The report noted the department responded to 17,742 calls for service in 2024 and conducted more than 9,500 traffic stops, generating more than 27,000 official citizen contacts. The department reported a 13% decrease in violent crime compared with 2023 and a 7.6% decline versus the five‑year average; property crimes were reported down 14% from 2023 and 5% versus the five‑year average, with larceny identified as the largest category. Adult arrests were up 19% year‑over‑year while juvenile arrests fell 19%.

Police leaders said equipment and program changes supported operations. Highlights included adding a second K‑9 team (a new dog began duty the day of the meeting and will undergo a month of training), expanding the drone fleet to four units and implementing an Axon Officer Safety Plan and new report‑writing system with translation capabilities. Staff said the translation service available through body‑worn cameras supports more than 56 languages and had been tested with Bosnian and Spanish speakers.

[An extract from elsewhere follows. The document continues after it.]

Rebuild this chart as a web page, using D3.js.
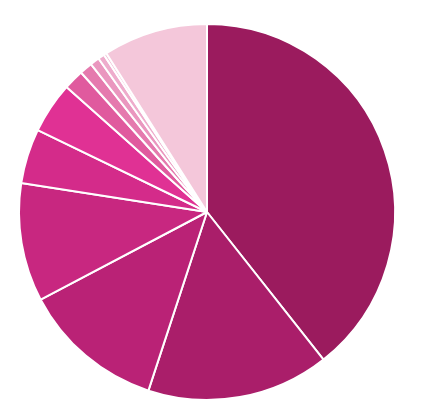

The report included use‑of‑force and internal‑investigation data. Officers documented 123 incidents in 2024 that met the department’s use‑of‑force reporting threshold; staff described that as roughly 0.004% of contacts and said none of those incidents resulted in a serious injury to suspects or officers. The department reported 27 internal investigations in 2024; 15 were sustained and described as policy or procedure violations (often report‑writing or attendance issues). External complaints that rose to investigation were largely not sustained, the report said.

A citizen survey program was summarized: about 7,000 surveys were sent after calls for service, roughly 2,600 were returned, and respondents rated service highly — 97% satisfied overall, 94% saying officers explained processes well and 98% saying officers were professional.

Commissioners asked about the report’s technology and crime‑solving impacts, and the police director offered to provide more detailed materials on camera and cross‑jurisdictional usage. After questions, the commission voted to receive and file the 2024 annual report.

The meeting also included an oath of office for new officer Larkin Wagner, who was sworn in earlier in the agenda.